## Problem to solve
Leave the pictures out. Return all other data exactly.

## Data block

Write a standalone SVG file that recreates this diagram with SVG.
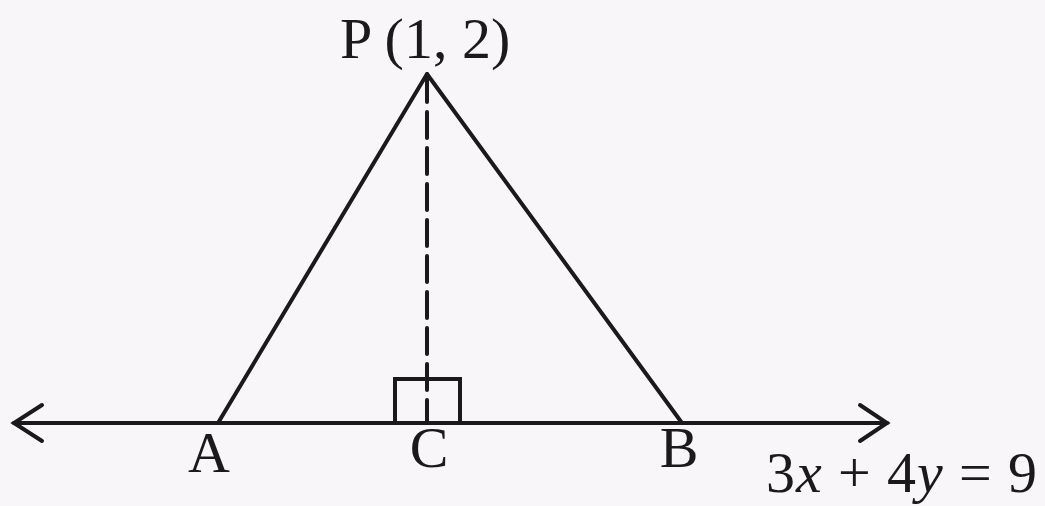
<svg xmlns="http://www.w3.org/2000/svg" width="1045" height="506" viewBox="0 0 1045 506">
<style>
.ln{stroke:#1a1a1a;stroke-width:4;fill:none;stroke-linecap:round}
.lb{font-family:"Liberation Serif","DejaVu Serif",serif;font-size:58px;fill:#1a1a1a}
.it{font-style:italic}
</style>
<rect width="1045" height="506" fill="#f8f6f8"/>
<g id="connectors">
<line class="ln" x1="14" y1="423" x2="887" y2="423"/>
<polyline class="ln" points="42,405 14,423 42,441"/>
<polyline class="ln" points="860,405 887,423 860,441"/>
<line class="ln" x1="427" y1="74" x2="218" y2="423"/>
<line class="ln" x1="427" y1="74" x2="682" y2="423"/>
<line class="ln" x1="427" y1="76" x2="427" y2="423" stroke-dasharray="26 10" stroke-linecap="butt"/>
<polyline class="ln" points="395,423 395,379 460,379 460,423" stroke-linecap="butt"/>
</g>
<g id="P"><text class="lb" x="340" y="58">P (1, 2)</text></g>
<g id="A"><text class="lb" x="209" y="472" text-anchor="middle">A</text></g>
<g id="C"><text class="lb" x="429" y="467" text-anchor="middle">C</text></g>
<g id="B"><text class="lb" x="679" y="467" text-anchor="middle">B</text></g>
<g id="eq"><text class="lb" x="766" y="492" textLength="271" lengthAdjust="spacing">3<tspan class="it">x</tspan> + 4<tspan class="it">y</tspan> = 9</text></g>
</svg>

## Complete output
Write a standalone SVG file that recreates this diagram with SVG.
<svg xmlns="http://www.w3.org/2000/svg" width="1045" height="506" viewBox="0 0 1045 506">
<style>
.ln{stroke:#1a1a1a;stroke-width:4;fill:none;stroke-linecap:round}
.lb{font-family:"Liberation Serif","DejaVu Serif",serif;font-size:58px;fill:#1a1a1a}
.it{font-style:italic}
</style>
<rect width="1045" height="506" fill="#f8f6f8"/>
<g id="connectors">
<line class="ln" x1="14" y1="423" x2="887" y2="423"/>
<polyline class="ln" points="42,405 14,423 42,441"/>
<polyline class="ln" points="860,405 887,423 860,441"/>
<line class="ln" x1="427" y1="74" x2="218" y2="423"/>
<line class="ln" x1="427" y1="74" x2="682" y2="423"/>
<line class="ln" x1="427" y1="76" x2="427" y2="423" stroke-dasharray="26 10" stroke-linecap="butt"/>
<polyline class="ln" points="395,423 395,379 460,379 460,423" stroke-linecap="butt"/>
</g>
<g id="P"><text class="lb" x="340" y="58">P (1, 2)</text></g>
<g id="A"><text class="lb" x="209" y="472" text-anchor="middle">A</text></g>
<g id="C"><text class="lb" x="429" y="467" text-anchor="middle">C</text></g>
<g id="B"><text class="lb" x="679" y="467" text-anchor="middle">B</text></g>
<g id="eq"><text class="lb" x="766" y="492" textLength="271" lengthAdjust="spacing">3<tspan class="it">x</tspan> + 4<tspan class="it">y</tspan> = 9</text></g>
</svg>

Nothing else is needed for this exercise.